How much epochs to train for using OneCycle Policy

benihime91 · August 7, 2020, 2:16pm

Hello.

Does anyone know how much what’s the optimal amount of epochs to train for using OneCycePolicy?
In the course I saw that the number of epochs used was around 25-30 (correct me if i am wrong) more commonly I have seen Jeremy use just 5-6 epochs while doing learn.fit_one_cycle

Let’s say i want to train for 100 epochs. Will it still be feasible then to use OneCyclePolicy. ?

Should I break my training into smaller cycles (le’s say 20 epochs each ??) instead of doing 100 epochs at a single time.
Will my results be bad if i train for 100 epochs at a stretch with OneCyclePolicy.

Finally I just saw that now PyTorch has a torch.optim.lr_scheduler.OneCycleLR .
Is it similar to the way fast.ai does OneCycleScheduling?

NB: I am a beginner so I apologize if my questions sounds funny or i get my terminologies mixed up.

stefan-ai · August 7, 2020, 3:12pm

Hi @benihime91

There isn’t really a number of epochs that can be judged as optimal in general. It depends on so many factors, e.g. what’s the prediction task, how much training data you have, what architecture and hyper-parameters you choose, if you train from scratch or fine-tune etc.

There are different approaches, but in the upcoming DL course Jeremy mentions that you should generally train until your metric of interest, e.g. accuracy starts getting worse. If you’re fine-tuning a pre-trained model on a small dataset this can already be the case after 2-4 epochs. On the other hand if you train a very deep neural net from scratch on a large dataset you will need to train for dozens of epochs until your model fits the data well.

I’m not aware of any limits regarding the number of epochs for fit_one_cycle. I read in another thread that there definitely is a difference between splitting your epochs into smaller chunks and training all epochs in one go (which is the better option). Unfortunately I cannot find that thread anymore.

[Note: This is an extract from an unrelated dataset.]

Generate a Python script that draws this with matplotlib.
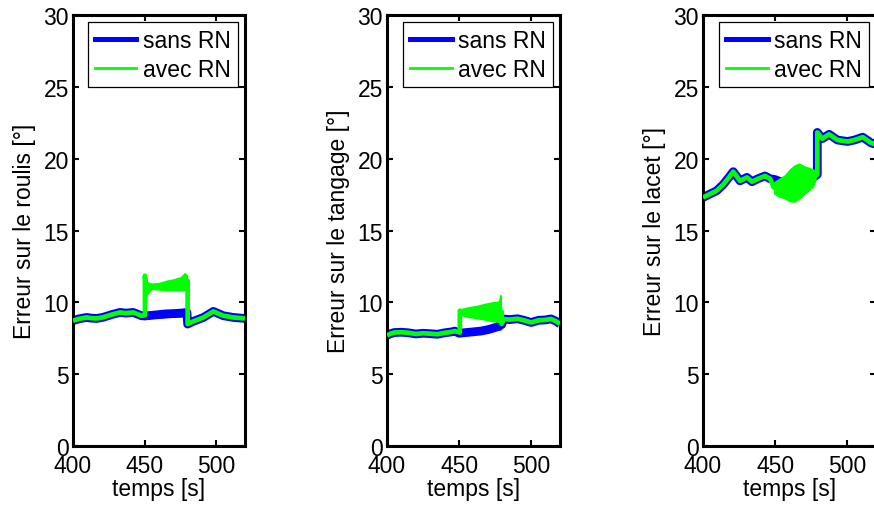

benihime91 · August 7, 2020, 3:27pm

Hello @stefan-ai

Thank You for replying… And yes I do understand this:

My question was more in the lines of training from scratch in which case one would expect to train a model for dozens of epochs. I haven’t really seen someone using OneCyclePolicy while training from scratch. In transfer-learning using OneCyclePolicy the model undoubtedly reaches convergence quickly using less number of epochs (atleast in my case).
But will this still work when training from scratch?

Do you remember anything regarding what was written in the thread just the general gist would help. If so it’d help me a ton. It’s a bummer you couldn’t find the thread.

Thanks for replying …

stefan-ai · August 7, 2020, 4:00pm

Here are some examples of using OneCyclePolicy when training from scratch:

Seq2seq with attention: even though it uses pre-trained embeddings, the rest of the model is trained from scratch. It has only been trained for 15 epochs for illustration but could certainly be trained longer to improve the resulting translations.
Pre-training of Vietnamese ULMFiT: also trained from scratch with fit_one_cycle. Even though the language model here is only trained for 10 epochs, I see no reason why this wouldn’t work for more epochs (maybe on a larger dataset).
Lesson 6 - Rossmann: here a tabular learner is trained from scratch with fit_one_cycle. Interestingly, the model here is trained in 3 “parts” using 5 epochs each.

I think the main intuition is that if you are training for more epochs in one go the one cycle policy is scheduled over the entire training cycle. If you split training into smaller chunks of epochs you launch a one cycle schedule in each of these chunks separately.